Para los especialistas en corrupción e inseguridad, el caso peruano resultaba, de alguna manera, algo excepcional. Los aparentes altos niveles de criminalidad que acogían los aparatos estatales peruanos hasta hace un tiempo, no eran acompañados de los consiguientes niveles de violencia que podía esperarse.

Ya no es así. La muerte de Nilo Burga, rápida y sospechosamente sindicada como un suicidio, podría ser el punto de quiebre de las maneras habituales con las que quienes actúan en estos espacios, buscaban resolver sus desencuentros.

En efecto, nadie puede sorprenderse que, en general, los programas sociales del Estado peruano, sean rápidamente capturados por redes de proveedores que, de esta manera, se convierten en los “dueños” de estos espacios, poniendo a “su servicio” a las autoridades y funcionarios eventuales que deberían dirigirlos y orientarlos hacia los objetivos previstos.

Nadie se asombra tampoco, de que a estas alturas, precisamente por las maneras como estos programas funcionan, encontremos frecuentemente casos relacionados a la pésima calidad de los productos que son consumidos por las personas que usan estos programas, especialmente niños, ya sea porque el Estado carece de espacios de almacenamiento con los debidos estándares de seguridad, ya sea porque su pésima manipulación y confección hacen que se descompongan antes de ser usados.

Sin embargo, son pocos los que toman en cuenta un asunto que revela nítidamente el dislocamiento de las políticas públicas, que garantiza su nulo impacto: en el Perú. Más de 12 millones de toneladas de alimentos, se pierden a lo largo de la cadena que se inicia con la producción y culmina con el consumidor final. El promedio de pérdidas y desechos representa anualmente el 47,6% de los alimentos.

“Hay estudios sobre pobreza alimentaria que demuestran que en Perú hay serios problemas nutricionales que podrían ser cubiertos con esta cantidad de alimentos que se pierden o se desperdician”, afirmó Noelia Soledad Bedoya Perales, investigadora de la Universidad Nacional de Moquegua.

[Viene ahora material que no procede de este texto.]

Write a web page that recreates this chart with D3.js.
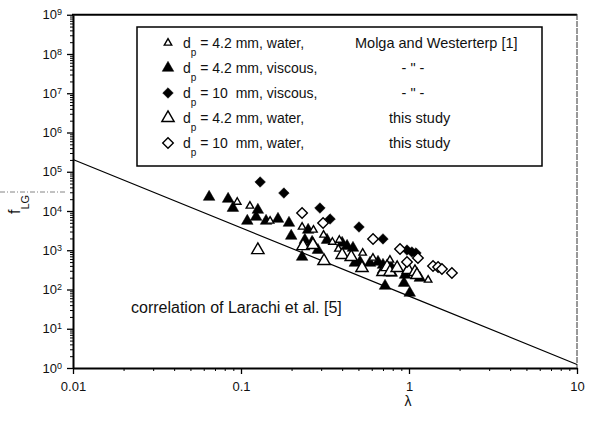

En su investigación, Bedoya utilizó datos sobre producción de alimentos, comercio y variación del stock del período 2007-2017, de la FAO. De este modo, se estimó que 53 por ciento de la pérdida de alimentos sucede en las etapas de producción agrícola (25 por ciento) y procesamiento y empaque (28 por ciento). Además, 44,04 por ciento de la merma sería de frutas y vegetales (5,6 millones de toneladas al año).

Aun así, seguimos definiendo el gravísimo problema alimentario del país como algo encasillado en lo productivo, anulando así la posibilidad de plantear políticas integrales de más amplio espectro.

Volviendo a Nilo Burga y su empresa FrigoInca, hundamos el dedo en la pus: como señala Jorge Bruce, “tenemos la barbarie incalificable de intoxicar a niños hambrientos y probablemente anémicos, con alimentos inaptos para consumo humano”. Una situación que es “el fruto descompuesto de una red de corrupción en el Ministerio encargado de cuidar a dichos niños”.

No es solamente “un caso”. Que no nos detengamos a comprender y explicar cómo es que habitualmente damos alimentos descompuestos a la población que necesitamos asistir, es un ejemplo clarísimo de que ofrecer alimentos en mal estado o desperdiciarlos de la manera como lo hacemos, sólo puede darse porque hay un ambiente igualmente descompuesto en términos morales que lo posibilita, como afirma Bruce.

Sólo de esta manera, en una situación de completa amoralidad, podemos entender que la noticia es el suicidio-homicidio de uno de los personajes de esta trama y no el hambre de una parte importante de la población, que paliamos con corrupción e indiferencia.